[Charts and diagrams as code]
— Start —

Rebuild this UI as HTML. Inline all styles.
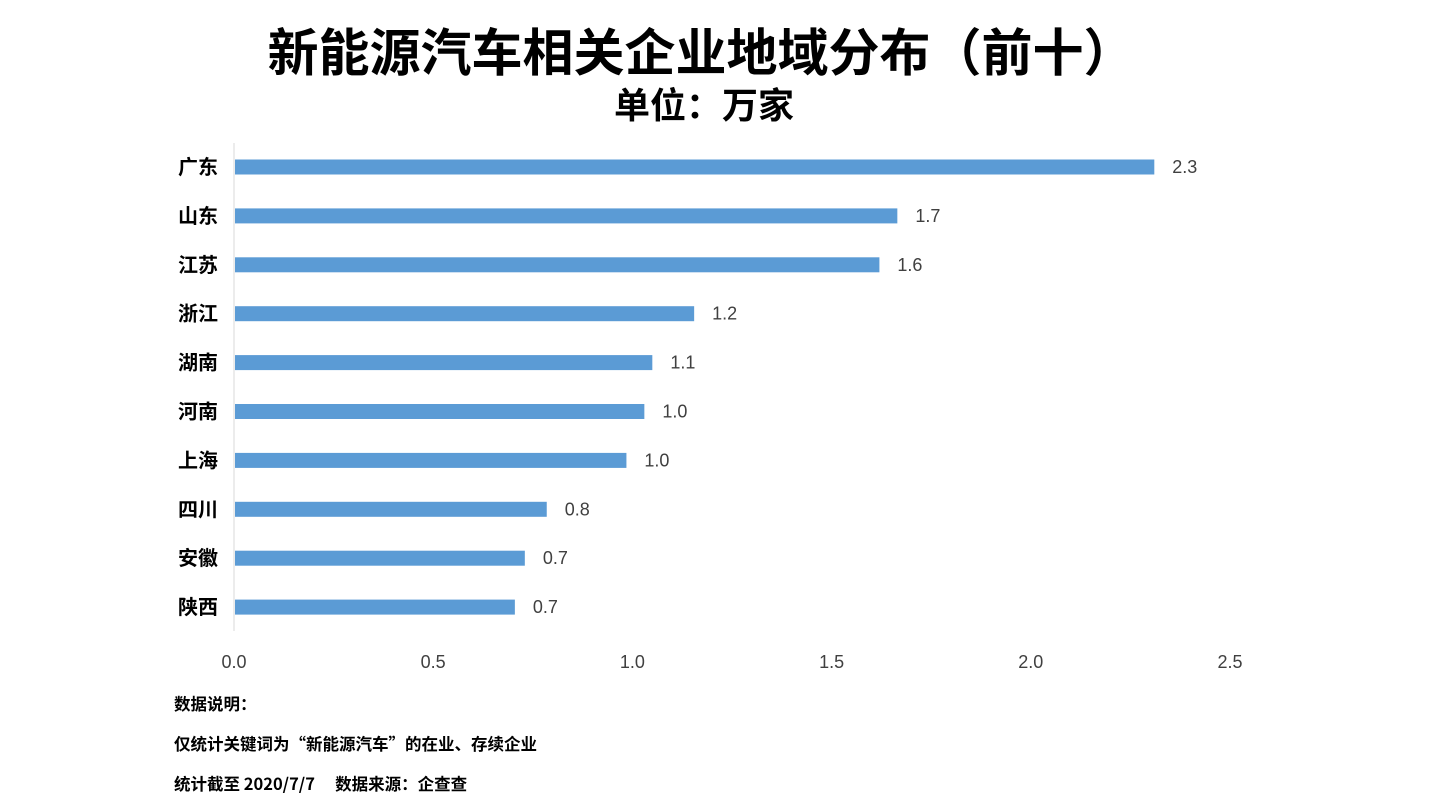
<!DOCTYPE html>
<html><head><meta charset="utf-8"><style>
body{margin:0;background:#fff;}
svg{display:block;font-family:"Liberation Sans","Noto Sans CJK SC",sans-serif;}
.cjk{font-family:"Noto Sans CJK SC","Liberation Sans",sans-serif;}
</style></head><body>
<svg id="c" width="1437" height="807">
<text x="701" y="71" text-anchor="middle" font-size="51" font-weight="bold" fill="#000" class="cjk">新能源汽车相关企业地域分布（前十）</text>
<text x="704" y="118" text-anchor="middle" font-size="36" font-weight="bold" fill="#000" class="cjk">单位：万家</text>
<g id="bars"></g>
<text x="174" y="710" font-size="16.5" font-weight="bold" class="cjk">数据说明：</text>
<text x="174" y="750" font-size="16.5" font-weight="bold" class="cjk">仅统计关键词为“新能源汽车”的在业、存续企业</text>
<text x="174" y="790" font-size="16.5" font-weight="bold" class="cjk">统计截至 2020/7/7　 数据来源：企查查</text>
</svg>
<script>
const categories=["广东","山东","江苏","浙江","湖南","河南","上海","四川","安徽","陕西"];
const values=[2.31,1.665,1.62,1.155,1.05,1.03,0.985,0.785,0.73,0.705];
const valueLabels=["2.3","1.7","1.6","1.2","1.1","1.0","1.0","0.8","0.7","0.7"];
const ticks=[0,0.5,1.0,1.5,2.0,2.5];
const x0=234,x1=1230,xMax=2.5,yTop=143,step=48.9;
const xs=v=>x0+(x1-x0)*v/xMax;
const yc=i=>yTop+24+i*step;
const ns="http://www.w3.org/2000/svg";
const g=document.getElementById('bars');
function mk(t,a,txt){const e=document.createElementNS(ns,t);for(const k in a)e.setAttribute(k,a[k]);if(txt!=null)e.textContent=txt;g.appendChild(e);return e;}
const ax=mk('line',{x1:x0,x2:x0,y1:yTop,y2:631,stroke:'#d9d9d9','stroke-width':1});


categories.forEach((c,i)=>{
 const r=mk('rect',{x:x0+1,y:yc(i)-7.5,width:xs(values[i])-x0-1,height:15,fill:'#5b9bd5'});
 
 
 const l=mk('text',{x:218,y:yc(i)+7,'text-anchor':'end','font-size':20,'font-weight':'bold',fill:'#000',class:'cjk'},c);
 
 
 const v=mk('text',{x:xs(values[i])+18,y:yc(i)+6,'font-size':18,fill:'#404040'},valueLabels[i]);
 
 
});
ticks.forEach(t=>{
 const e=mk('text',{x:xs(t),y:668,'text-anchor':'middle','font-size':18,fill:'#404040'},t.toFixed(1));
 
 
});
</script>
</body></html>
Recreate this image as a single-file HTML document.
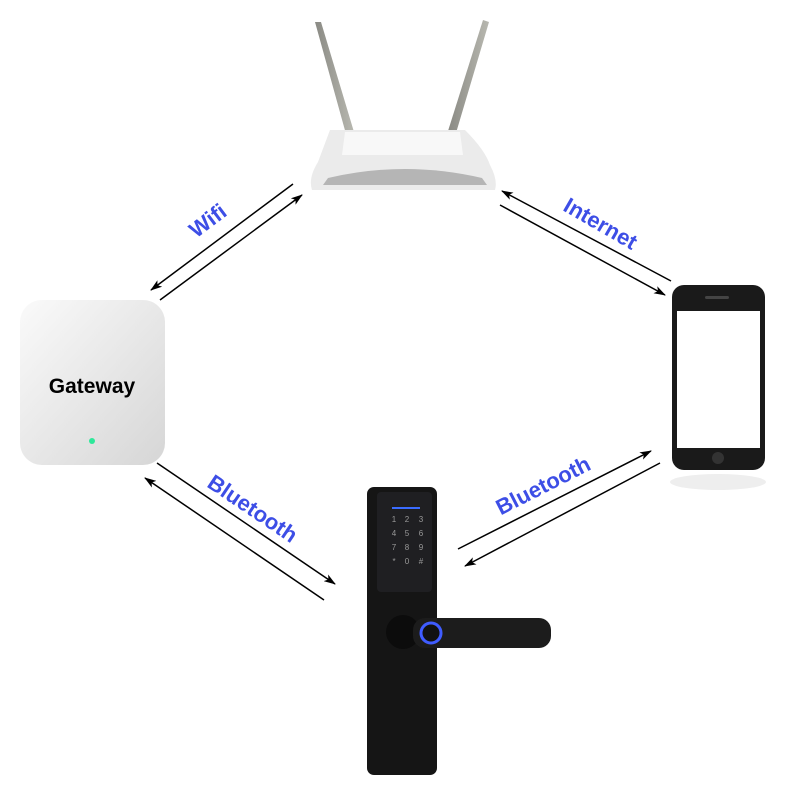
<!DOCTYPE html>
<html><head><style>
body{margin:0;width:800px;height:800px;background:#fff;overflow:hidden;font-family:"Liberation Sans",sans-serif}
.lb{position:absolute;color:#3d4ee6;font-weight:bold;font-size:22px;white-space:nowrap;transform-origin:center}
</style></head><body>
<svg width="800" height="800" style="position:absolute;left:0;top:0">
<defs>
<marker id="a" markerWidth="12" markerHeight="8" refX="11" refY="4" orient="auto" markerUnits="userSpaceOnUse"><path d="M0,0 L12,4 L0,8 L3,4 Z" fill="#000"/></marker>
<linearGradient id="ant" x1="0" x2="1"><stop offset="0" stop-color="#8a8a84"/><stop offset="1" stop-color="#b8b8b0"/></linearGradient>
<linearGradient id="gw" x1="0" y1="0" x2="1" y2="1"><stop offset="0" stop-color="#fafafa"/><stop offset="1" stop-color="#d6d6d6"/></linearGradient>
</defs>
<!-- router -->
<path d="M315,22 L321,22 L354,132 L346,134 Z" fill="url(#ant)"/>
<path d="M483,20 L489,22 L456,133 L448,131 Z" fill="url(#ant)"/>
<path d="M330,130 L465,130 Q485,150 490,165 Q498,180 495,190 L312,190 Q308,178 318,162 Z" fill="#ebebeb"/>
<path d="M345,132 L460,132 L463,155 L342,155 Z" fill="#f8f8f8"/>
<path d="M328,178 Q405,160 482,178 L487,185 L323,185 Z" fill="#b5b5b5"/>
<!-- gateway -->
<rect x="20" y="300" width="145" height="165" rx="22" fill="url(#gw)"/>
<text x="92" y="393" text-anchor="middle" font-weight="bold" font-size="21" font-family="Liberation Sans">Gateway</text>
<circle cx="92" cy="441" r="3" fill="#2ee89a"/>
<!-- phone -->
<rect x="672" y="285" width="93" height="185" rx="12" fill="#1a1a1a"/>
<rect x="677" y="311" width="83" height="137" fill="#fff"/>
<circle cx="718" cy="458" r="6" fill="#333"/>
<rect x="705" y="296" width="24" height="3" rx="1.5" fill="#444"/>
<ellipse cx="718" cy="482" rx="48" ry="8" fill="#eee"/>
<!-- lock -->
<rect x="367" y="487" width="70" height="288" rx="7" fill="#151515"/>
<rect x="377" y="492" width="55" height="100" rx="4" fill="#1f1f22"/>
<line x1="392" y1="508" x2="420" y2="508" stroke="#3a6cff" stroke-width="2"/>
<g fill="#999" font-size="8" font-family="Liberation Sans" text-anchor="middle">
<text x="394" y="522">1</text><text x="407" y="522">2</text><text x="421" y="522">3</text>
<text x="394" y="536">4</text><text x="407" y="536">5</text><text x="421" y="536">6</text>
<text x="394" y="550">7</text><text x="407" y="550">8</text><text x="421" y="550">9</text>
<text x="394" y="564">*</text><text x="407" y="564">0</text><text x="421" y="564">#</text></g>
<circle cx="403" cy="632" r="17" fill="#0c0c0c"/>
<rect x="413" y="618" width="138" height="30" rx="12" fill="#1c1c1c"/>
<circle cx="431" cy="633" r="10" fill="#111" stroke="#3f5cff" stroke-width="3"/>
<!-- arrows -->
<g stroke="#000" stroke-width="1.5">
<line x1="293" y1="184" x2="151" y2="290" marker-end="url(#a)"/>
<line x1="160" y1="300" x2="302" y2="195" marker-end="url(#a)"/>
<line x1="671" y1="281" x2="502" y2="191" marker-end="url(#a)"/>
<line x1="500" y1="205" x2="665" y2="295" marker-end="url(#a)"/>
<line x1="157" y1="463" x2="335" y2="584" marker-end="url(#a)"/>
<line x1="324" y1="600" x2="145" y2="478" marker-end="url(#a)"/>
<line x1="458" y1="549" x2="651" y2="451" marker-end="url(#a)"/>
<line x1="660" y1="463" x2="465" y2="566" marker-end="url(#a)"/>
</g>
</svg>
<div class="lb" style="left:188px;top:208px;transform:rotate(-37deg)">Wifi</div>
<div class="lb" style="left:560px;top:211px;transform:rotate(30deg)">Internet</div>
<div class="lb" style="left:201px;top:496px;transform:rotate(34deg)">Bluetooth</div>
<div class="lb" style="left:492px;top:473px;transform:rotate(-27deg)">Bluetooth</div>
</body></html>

— End —

What this task involves.
Can you retype every record above exactly, leaving out the pictures?

Complete response.
Rebuild this UI as HTML. Inline all styles.
<!DOCTYPE html>
<html><head><meta charset="utf-8"><style>
body{margin:0;background:#fff;}
svg{display:block;font-family:"Liberation Sans","Noto Sans CJK SC",sans-serif;}
.cjk{font-family:"Noto Sans CJK SC","Liberation Sans",sans-serif;}
</style></head><body>
<svg id="c" width="1437" height="807">
<text x="701" y="71" text-anchor="middle" font-size="51" font-weight="bold" fill="#000" class="cjk">新能源汽车相关企业地域分布（前十）</text>
<text x="704" y="118" text-anchor="middle" font-size="36" font-weight="bold" fill="#000" class="cjk">单位：万家</text>
<g id="bars"></g>
<text x="174" y="710" font-size="16.5" font-weight="bold" class="cjk">数据说明：</text>
<text x="174" y="750" font-size="16.5" font-weight="bold" class="cjk">仅统计关键词为“新能源汽车”的在业、存续企业</text>
<text x="174" y="790" font-size="16.5" font-weight="bold" class="cjk">统计截至 2020/7/7　 数据来源：企查查</text>
</svg>
<script>
const categories=["广东","山东","江苏","浙江","湖南","河南","上海","四川","安徽","陕西"];
const values=[2.31,1.665,1.62,1.155,1.05,1.03,0.985,0.785,0.73,0.705];
const valueLabels=["2.3","1.7","1.6","1.2","1.1","1.0","1.0","0.8","0.7","0.7"];
const ticks=[0,0.5,1.0,1.5,2.0,2.5];
const x0=234,x1=1230,xMax=2.5,yTop=143,step=48.9;
const xs=v=>x0+(x1-x0)*v/xMax;
const yc=i=>yTop+24+i*step;
const ns="http://www.w3.org/2000/svg";
const g=document.getElementById('bars');
function mk(t,a,txt){const e=document.createElementNS(ns,t);for(const k in a)e.setAttribute(k,a[k]);if(txt!=null)e.textContent=txt;g.appendChild(e);return e;}
const ax=mk('line',{x1:x0,x2:x0,y1:yTop,y2:631,stroke:'#d9d9d9','stroke-width':1});


categories.forEach((c,i)=>{
 const r=mk('rect',{x:x0+1,y:yc(i)-7.5,width:xs(values[i])-x0-1,height:15,fill:'#5b9bd5'});
 
 
 const l=mk('text',{x:218,y:yc(i)+7,'text-anchor':'end','font-size':20,'font-weight':'bold',fill:'#000',class:'cjk'},c);
 
 
 const v=mk('text',{x:xs(values[i])+18,y:yc(i)+6,'font-size':18,fill:'#404040'},valueLabels[i]);
 
 
});
ticks.forEach(t=>{
 const e=mk('text',{x:xs(t),y:668,'text-anchor':'middle','font-size':18,fill:'#404040'},t.toFixed(1));
 
 
});
</script>
</body></html>
Recreate this image as a single-file HTML document.
<!DOCTYPE html>
<html><head><style>
body{margin:0;width:800px;height:800px;background:#fff;overflow:hidden;font-family:"Liberation Sans",sans-serif}
.lb{position:absolute;color:#3d4ee6;font-weight:bold;font-size:22px;white-space:nowrap;transform-origin:center}
</style></head><body>
<svg width="800" height="800" style="position:absolute;left:0;top:0">
<defs>
<marker id="a" markerWidth="12" markerHeight="8" refX="11" refY="4" orient="auto" markerUnits="userSpaceOnUse"><path d="M0,0 L12,4 L0,8 L3,4 Z" fill="#000"/></marker>
<linearGradient id="ant" x1="0" x2="1"><stop offset="0" stop-color="#8a8a84"/><stop offset="1" stop-color="#b8b8b0"/></linearGradient>
<linearGradient id="gw" x1="0" y1="0" x2="1" y2="1"><stop offset="0" stop-color="#fafafa"/><stop offset="1" stop-color="#d6d6d6"/></linearGradient>
</defs>
<!-- router -->
<path d="M315,22 L321,22 L354,132 L346,134 Z" fill="url(#ant)"/>
<path d="M483,20 L489,22 L456,133 L448,131 Z" fill="url(#ant)"/>
<path d="M330,130 L465,130 Q485,150 490,165 Q498,180 495,190 L312,190 Q308,178 318,162 Z" fill="#ebebeb"/>
<path d="M345,132 L460,132 L463,155 L342,155 Z" fill="#f8f8f8"/>
<path d="M328,178 Q405,160 482,178 L487,185 L323,185 Z" fill="#b5b5b5"/>
<!-- gateway -->
<rect x="20" y="300" width="145" height="165" rx="22" fill="url(#gw)"/>
<text x="92" y="393" text-anchor="middle" font-weight="bold" font-size="21" font-family="Liberation Sans">Gateway</text>
<circle cx="92" cy="441" r="3" fill="#2ee89a"/>
<!-- phone -->
<rect x="672" y="285" width="93" height="185" rx="12" fill="#1a1a1a"/>
<rect x="677" y="311" width="83" height="137" fill="#fff"/>
<circle cx="718" cy="458" r="6" fill="#333"/>
<rect x="705" y="296" width="24" height="3" rx="1.5" fill="#444"/>
<ellipse cx="718" cy="482" rx="48" ry="8" fill="#eee"/>
<!-- lock -->
<rect x="367" y="487" width="70" height="288" rx="7" fill="#151515"/>
<rect x="377" y="492" width="55" height="100" rx="4" fill="#1f1f22"/>
<line x1="392" y1="508" x2="420" y2="508" stroke="#3a6cff" stroke-width="2"/>
<g fill="#999" font-size="8" font-family="Liberation Sans" text-anchor="middle">
<text x="394" y="522">1</text><text x="407" y="522">2</text><text x="421" y="522">3</text>
<text x="394" y="536">4</text><text x="407" y="536">5</text><text x="421" y="536">6</text>
<text x="394" y="550">7</text><text x="407" y="550">8</text><text x="421" y="550">9</text>
<text x="394" y="564">*</text><text x="407" y="564">0</text><text x="421" y="564">#</text></g>
<circle cx="403" cy="632" r="17" fill="#0c0c0c"/>
<rect x="413" y="618" width="138" height="30" rx="12" fill="#1c1c1c"/>
<circle cx="431" cy="633" r="10" fill="#111" stroke="#3f5cff" stroke-width="3"/>
<!-- arrows -->
<g stroke="#000" stroke-width="1.5">
<line x1="293" y1="184" x2="151" y2="290" marker-end="url(#a)"/>
<line x1="160" y1="300" x2="302" y2="195" marker-end="url(#a)"/>
<line x1="671" y1="281" x2="502" y2="191" marker-end="url(#a)"/>
<line x1="500" y1="205" x2="665" y2="295" marker-end="url(#a)"/>
<line x1="157" y1="463" x2="335" y2="584" marker-end="url(#a)"/>
<line x1="324" y1="600" x2="145" y2="478" marker-end="url(#a)"/>
<line x1="458" y1="549" x2="651" y2="451" marker-end="url(#a)"/>
<line x1="660" y1="463" x2="465" y2="566" marker-end="url(#a)"/>
</g>
</svg>
<div class="lb" style="left:188px;top:208px;transform:rotate(-37deg)">Wifi</div>
<div class="lb" style="left:560px;top:211px;transform:rotate(30deg)">Internet</div>
<div class="lb" style="left:201px;top:496px;transform:rotate(34deg)">Bluetooth</div>
<div class="lb" style="left:492px;top:473px;transform:rotate(-27deg)">Bluetooth</div>
</body></html>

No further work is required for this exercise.